Exercise details:
Set down exactly the lines of the listing below, please, beginning with the first and ending with the line that holds "import seaborn as sns".

Data section:
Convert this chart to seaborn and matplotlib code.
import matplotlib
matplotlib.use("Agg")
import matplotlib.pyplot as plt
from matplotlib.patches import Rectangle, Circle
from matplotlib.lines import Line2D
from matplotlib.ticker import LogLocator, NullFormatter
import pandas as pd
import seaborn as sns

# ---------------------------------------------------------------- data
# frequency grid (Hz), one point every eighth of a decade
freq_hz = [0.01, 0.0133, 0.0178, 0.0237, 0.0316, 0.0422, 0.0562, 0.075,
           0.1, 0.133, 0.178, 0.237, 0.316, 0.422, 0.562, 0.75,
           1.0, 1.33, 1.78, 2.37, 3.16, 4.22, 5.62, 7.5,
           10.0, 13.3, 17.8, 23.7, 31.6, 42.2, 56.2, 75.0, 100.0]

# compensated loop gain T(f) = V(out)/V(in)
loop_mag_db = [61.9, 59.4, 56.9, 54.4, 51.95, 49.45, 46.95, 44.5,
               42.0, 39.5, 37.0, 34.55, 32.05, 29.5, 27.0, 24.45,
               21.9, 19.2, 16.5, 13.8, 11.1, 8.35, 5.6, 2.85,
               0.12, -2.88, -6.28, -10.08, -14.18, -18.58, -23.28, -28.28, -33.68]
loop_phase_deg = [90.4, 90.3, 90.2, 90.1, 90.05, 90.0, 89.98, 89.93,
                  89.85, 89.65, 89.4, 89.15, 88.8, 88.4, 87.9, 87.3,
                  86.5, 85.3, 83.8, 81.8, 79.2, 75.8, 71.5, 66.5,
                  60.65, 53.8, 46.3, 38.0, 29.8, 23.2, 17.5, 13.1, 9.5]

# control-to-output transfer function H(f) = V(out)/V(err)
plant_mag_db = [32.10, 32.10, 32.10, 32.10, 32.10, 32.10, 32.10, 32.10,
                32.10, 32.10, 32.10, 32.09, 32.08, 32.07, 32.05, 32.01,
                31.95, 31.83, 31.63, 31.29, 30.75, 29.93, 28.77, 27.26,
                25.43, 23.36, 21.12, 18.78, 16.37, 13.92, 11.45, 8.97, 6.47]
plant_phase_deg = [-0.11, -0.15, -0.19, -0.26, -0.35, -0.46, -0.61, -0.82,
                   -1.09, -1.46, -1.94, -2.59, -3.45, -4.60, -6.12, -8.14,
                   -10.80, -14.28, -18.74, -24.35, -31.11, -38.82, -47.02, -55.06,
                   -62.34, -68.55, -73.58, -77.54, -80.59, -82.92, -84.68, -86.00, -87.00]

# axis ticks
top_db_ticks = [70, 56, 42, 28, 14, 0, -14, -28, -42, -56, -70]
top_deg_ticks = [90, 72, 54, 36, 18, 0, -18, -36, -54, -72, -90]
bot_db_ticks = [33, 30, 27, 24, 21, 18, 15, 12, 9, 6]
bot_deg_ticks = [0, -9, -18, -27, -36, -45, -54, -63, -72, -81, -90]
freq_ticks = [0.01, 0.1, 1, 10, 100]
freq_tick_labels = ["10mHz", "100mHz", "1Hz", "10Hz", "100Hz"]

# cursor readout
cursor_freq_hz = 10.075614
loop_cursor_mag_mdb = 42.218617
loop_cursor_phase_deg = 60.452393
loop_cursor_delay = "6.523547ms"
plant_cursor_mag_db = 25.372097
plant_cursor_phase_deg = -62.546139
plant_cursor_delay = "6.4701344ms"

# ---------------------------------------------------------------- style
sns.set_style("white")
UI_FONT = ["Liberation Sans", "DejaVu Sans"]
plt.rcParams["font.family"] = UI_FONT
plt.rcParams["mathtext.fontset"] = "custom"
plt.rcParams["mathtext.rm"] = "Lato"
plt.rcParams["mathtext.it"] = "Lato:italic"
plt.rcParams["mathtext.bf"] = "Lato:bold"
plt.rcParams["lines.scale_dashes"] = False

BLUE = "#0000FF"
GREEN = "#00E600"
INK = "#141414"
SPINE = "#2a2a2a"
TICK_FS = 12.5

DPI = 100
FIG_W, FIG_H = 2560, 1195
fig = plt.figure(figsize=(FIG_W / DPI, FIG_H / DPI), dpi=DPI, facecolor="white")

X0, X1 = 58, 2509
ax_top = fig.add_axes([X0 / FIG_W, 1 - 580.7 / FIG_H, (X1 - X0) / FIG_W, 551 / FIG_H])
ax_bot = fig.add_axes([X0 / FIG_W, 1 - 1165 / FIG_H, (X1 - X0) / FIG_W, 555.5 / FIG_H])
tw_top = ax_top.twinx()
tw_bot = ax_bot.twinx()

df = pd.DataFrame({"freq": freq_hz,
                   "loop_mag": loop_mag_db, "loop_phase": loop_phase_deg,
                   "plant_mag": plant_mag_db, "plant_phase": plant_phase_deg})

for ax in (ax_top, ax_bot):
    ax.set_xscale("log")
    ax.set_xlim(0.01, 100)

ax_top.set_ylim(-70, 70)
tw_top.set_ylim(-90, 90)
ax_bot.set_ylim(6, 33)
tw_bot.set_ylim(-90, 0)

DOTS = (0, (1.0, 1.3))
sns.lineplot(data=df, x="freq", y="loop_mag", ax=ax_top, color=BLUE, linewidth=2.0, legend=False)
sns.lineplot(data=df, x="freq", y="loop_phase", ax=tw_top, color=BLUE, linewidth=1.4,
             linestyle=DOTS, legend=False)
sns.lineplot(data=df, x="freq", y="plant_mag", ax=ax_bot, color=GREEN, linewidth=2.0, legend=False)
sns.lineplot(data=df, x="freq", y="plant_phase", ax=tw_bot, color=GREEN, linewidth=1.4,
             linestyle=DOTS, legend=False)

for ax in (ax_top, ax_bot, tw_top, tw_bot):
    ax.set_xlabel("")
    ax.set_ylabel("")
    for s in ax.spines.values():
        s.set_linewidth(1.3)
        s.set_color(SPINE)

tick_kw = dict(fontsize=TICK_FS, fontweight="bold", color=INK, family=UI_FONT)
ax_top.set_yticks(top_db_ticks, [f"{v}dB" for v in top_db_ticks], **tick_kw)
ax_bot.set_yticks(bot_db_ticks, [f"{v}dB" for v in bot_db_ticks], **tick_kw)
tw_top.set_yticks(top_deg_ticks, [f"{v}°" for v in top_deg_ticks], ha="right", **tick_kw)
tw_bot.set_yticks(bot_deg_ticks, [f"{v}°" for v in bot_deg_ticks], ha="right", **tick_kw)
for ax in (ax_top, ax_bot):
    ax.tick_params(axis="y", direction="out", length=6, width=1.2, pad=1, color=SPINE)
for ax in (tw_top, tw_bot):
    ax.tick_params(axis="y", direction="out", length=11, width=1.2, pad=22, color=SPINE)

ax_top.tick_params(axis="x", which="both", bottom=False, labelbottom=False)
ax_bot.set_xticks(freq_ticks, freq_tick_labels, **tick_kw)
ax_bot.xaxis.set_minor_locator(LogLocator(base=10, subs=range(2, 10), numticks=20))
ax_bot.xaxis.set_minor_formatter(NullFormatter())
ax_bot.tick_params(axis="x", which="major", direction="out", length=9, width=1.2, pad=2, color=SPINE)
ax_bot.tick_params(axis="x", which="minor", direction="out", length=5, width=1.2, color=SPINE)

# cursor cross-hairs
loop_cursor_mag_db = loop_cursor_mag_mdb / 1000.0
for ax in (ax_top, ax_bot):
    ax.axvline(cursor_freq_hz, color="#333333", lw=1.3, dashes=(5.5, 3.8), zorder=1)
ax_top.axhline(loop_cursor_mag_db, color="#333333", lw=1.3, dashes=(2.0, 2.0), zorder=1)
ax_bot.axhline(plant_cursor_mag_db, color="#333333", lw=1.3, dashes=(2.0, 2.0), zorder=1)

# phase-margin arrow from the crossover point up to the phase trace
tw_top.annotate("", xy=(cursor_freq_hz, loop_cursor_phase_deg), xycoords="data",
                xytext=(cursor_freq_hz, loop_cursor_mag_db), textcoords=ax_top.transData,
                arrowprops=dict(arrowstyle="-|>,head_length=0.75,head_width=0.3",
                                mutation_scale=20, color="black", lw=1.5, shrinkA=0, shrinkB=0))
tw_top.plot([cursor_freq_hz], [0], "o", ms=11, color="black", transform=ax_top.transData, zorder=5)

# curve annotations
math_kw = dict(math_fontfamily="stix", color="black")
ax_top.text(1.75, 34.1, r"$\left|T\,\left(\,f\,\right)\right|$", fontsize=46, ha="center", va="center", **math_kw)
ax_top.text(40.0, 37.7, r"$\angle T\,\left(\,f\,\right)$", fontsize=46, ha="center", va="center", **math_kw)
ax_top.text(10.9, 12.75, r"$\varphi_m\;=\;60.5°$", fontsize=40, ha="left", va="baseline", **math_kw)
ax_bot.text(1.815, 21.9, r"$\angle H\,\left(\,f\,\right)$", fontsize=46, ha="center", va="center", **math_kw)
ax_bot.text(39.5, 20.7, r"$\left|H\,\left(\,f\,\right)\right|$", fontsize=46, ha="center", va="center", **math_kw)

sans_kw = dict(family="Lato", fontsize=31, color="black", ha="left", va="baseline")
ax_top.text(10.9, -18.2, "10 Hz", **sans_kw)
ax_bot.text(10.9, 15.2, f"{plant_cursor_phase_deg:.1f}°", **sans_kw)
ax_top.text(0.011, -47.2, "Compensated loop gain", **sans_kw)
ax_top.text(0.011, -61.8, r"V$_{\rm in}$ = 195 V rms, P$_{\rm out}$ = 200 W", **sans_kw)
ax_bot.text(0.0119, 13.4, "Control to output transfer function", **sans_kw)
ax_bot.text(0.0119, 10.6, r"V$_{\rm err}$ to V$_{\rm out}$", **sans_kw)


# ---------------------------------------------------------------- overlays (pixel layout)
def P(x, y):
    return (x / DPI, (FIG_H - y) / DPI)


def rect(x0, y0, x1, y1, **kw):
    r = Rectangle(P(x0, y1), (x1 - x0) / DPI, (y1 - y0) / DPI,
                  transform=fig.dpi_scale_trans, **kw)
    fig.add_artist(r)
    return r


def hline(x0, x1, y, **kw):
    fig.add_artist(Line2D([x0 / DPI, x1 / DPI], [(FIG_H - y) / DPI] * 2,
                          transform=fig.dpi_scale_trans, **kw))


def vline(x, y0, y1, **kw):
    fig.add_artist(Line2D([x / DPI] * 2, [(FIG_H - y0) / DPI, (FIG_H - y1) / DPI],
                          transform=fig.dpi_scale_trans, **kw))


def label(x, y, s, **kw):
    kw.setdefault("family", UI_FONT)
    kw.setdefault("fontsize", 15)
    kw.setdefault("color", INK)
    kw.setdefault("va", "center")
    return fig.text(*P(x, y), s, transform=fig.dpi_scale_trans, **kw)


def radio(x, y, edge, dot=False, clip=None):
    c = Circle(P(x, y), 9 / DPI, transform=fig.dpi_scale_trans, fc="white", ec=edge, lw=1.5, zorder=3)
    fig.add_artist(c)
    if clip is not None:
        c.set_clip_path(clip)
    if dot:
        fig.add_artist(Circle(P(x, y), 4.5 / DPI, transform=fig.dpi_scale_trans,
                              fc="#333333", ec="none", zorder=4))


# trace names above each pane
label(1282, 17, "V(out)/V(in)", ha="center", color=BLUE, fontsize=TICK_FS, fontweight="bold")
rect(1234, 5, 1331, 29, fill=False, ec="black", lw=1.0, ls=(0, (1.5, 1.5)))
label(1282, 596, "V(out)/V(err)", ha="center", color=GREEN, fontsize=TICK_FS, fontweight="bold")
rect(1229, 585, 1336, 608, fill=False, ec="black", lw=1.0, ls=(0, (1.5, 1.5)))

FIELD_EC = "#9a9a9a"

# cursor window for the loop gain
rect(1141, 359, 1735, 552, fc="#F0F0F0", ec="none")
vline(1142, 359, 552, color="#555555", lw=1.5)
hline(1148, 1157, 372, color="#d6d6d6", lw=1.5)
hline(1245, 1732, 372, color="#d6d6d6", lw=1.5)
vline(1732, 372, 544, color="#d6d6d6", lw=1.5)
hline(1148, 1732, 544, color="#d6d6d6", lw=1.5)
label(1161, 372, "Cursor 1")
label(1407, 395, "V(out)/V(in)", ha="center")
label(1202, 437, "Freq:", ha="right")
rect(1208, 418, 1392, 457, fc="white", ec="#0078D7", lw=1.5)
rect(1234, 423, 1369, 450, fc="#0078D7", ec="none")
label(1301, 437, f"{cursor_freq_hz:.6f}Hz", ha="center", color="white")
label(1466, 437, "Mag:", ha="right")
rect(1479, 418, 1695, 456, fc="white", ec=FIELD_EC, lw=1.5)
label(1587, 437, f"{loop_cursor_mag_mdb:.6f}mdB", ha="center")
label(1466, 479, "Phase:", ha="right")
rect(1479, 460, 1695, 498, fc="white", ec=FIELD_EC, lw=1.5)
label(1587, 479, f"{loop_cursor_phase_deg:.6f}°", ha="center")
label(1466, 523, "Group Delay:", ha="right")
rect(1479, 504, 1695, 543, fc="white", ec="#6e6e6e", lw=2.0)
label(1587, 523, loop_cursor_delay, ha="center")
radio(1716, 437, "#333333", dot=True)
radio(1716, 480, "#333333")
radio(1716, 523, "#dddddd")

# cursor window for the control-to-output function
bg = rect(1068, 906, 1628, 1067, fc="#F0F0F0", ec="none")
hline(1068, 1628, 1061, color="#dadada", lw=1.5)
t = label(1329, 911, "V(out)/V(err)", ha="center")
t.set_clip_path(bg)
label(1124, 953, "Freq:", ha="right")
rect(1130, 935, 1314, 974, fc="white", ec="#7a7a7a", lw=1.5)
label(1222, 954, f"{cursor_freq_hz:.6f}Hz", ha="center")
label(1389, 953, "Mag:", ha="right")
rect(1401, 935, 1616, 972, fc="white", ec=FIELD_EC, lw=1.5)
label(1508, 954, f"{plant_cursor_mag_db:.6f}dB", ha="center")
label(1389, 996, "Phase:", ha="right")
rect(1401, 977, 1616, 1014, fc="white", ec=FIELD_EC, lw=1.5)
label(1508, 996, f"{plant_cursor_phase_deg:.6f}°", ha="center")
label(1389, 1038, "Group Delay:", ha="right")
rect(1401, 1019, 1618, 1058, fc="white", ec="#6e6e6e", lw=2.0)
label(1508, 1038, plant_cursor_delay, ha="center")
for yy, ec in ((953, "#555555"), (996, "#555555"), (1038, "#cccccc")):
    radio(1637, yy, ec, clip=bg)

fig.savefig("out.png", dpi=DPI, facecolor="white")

Task output:
Convert this chart to seaborn and matplotlib code.
import matplotlib
matplotlib.use("Agg")
import matplotlib.pyplot as plt
from matplotlib.patches import Rectangle, Circle
from matplotlib.lines import Line2D
from matplotlib.ticker import LogLocator, NullFormatter
import pandas as pd
import seaborn as sns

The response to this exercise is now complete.